[Dataset rows]

_ _ _ _

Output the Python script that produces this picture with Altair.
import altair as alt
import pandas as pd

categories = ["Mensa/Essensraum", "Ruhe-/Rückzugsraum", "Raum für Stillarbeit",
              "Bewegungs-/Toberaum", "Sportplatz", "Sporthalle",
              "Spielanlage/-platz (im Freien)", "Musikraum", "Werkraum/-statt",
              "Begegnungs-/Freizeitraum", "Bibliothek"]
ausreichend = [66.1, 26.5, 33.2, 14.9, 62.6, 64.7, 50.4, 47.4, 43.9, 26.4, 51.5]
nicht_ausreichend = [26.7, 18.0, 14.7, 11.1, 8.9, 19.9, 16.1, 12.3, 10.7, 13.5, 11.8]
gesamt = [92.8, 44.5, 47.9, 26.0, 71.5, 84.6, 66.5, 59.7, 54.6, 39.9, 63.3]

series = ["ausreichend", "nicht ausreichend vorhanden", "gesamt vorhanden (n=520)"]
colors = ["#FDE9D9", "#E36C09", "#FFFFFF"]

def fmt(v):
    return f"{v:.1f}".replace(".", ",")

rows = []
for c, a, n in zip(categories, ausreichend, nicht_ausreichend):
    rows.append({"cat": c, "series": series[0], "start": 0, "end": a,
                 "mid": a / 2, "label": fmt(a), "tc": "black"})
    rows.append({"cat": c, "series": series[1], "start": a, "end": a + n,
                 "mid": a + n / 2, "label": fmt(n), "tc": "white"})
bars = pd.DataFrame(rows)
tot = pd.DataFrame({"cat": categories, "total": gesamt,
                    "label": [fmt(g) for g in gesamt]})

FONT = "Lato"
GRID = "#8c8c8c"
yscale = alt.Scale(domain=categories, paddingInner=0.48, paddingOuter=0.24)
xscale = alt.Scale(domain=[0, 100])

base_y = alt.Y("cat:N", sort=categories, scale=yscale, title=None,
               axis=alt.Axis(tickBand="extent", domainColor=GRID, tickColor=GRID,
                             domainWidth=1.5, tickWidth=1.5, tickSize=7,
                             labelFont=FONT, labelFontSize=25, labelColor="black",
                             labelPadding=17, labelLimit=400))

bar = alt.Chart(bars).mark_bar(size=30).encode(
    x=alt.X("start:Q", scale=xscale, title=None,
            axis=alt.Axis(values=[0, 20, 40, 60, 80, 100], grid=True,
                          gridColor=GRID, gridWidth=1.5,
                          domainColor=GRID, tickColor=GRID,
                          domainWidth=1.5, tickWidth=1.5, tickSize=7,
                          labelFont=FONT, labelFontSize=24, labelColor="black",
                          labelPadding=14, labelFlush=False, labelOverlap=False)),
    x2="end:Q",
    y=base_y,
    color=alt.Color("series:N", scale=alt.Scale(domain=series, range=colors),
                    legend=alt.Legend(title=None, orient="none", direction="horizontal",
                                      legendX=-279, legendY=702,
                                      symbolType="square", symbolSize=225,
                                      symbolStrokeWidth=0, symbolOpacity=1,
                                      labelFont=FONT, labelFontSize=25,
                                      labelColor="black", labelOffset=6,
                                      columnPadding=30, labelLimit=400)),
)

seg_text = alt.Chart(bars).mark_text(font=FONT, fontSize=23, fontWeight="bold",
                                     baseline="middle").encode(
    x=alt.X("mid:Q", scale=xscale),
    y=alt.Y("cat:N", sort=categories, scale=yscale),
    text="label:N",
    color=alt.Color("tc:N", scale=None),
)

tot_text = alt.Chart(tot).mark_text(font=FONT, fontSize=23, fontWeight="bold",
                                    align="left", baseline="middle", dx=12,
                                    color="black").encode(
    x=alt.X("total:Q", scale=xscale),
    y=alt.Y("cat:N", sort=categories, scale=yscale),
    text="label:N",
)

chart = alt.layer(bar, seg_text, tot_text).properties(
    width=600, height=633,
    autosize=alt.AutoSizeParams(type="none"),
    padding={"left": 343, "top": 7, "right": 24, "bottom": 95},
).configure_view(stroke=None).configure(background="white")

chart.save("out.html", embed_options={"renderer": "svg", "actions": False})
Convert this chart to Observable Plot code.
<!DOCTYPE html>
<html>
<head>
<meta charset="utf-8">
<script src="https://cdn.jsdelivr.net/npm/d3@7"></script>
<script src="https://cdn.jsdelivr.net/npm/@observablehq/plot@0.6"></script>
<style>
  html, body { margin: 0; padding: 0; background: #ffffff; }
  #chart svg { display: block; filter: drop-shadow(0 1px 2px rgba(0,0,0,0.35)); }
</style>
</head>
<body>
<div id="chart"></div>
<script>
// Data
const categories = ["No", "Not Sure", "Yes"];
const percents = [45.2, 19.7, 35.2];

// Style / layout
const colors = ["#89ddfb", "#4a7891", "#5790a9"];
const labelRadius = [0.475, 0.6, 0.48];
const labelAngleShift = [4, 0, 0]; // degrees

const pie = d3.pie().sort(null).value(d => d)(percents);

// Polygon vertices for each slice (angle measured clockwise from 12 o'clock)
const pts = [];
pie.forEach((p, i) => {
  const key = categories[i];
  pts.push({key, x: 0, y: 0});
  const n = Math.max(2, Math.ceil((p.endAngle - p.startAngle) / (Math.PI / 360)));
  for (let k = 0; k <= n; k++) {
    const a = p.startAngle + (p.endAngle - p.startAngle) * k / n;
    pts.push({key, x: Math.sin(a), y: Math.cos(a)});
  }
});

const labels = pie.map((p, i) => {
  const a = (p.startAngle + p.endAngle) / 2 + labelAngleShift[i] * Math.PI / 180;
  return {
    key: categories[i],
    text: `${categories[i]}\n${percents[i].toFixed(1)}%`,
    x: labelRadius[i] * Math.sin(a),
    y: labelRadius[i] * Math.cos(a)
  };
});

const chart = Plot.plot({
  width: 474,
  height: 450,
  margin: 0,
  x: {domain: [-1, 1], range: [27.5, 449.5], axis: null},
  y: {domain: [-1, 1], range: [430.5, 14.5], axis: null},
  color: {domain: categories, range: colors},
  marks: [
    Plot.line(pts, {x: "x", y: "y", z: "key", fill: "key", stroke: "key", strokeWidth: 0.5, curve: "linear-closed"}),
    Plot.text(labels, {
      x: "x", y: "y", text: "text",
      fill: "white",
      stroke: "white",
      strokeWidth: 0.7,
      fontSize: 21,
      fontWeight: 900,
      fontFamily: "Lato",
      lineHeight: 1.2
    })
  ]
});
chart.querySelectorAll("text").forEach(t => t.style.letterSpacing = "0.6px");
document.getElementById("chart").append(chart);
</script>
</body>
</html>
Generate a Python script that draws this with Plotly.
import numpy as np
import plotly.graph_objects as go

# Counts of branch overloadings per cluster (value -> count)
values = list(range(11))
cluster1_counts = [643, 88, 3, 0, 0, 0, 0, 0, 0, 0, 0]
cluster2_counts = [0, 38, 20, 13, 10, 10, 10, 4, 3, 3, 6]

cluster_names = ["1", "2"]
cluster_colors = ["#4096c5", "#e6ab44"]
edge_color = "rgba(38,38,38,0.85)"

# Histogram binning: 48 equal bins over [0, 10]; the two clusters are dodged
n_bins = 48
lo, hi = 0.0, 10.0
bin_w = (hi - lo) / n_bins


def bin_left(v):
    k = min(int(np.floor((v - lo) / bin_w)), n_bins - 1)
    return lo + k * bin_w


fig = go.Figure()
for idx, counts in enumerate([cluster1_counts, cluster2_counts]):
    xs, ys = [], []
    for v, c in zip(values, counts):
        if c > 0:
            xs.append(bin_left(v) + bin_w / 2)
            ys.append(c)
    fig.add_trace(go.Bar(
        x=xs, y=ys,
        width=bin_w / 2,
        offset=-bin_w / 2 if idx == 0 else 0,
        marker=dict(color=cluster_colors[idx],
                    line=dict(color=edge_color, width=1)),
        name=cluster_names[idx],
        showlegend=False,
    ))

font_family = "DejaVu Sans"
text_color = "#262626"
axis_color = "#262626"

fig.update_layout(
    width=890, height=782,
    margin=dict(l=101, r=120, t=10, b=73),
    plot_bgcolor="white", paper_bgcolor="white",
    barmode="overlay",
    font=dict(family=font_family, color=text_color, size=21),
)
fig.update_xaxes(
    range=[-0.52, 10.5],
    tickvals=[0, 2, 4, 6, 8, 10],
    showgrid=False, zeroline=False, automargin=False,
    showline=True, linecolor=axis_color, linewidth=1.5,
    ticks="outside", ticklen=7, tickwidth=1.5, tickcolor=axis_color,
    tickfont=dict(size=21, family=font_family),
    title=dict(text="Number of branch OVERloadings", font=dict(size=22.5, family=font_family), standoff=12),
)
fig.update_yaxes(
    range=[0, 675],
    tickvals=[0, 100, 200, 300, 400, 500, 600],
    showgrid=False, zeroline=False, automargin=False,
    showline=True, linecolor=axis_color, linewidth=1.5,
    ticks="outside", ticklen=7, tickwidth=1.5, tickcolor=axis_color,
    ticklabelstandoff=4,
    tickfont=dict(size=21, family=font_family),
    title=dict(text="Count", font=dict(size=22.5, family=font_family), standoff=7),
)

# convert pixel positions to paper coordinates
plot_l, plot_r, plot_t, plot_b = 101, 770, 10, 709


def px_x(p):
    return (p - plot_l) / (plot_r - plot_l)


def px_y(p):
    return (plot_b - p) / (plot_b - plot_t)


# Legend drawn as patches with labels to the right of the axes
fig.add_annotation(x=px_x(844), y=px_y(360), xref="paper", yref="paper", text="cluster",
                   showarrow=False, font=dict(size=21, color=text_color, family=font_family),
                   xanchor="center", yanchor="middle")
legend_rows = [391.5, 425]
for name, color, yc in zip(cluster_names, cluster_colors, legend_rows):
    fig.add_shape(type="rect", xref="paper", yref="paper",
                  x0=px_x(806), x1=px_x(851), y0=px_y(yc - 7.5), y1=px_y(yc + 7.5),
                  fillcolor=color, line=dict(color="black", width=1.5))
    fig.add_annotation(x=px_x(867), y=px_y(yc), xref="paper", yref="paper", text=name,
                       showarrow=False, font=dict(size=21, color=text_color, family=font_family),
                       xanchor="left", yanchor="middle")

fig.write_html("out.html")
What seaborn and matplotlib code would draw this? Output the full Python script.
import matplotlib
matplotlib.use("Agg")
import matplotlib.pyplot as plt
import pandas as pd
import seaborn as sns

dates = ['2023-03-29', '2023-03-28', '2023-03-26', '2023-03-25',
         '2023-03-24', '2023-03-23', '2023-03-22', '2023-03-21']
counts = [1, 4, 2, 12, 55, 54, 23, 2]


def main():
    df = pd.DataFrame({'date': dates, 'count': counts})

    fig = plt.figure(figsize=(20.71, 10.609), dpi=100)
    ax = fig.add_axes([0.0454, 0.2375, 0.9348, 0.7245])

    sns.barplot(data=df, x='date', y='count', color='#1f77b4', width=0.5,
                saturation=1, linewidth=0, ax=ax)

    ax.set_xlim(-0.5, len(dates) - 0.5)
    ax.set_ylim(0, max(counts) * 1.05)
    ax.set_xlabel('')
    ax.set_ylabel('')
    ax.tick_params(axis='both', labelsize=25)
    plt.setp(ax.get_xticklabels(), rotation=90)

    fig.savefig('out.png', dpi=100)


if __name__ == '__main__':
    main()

_ _ _ _

• YOUR INSTRUCTIONS:
Repeat word for word the lines from the line with "Convert this chart to Observable Plot code." to the line with "const pie = d3.pie().sort(null).value(d", both lines included.

• FULL OUTPUT:
Convert this chart to Observable Plot code.
<!DOCTYPE html>
<html>
<head>
<meta charset="utf-8">
<script src="https://cdn.jsdelivr.net/npm/d3@7"></script>
<script src="https://cdn.jsdelivr.net/npm/@observablehq/plot@0.6"></script>
<style>
  html, body { margin: 0; padding: 0; background: #ffffff; }
  #chart svg { display: block; filter: drop-shadow(0 1px 2px rgba(0,0,0,0.35)); }
</style>
</head>
<body>
<div id="chart"></div>
<script>
// Data
const categories = ["No", "Not Sure", "Yes"];
const percents = [45.2, 19.7, 35.2];

// Style / layout
const colors = ["#89ddfb", "#4a7891", "#5790a9"];
const labelRadius = [0.475, 0.6, 0.48];
const labelAngleShift = [4, 0, 0]; // degrees

const pie = d3.pie().sort(null).value(d => d)(percents);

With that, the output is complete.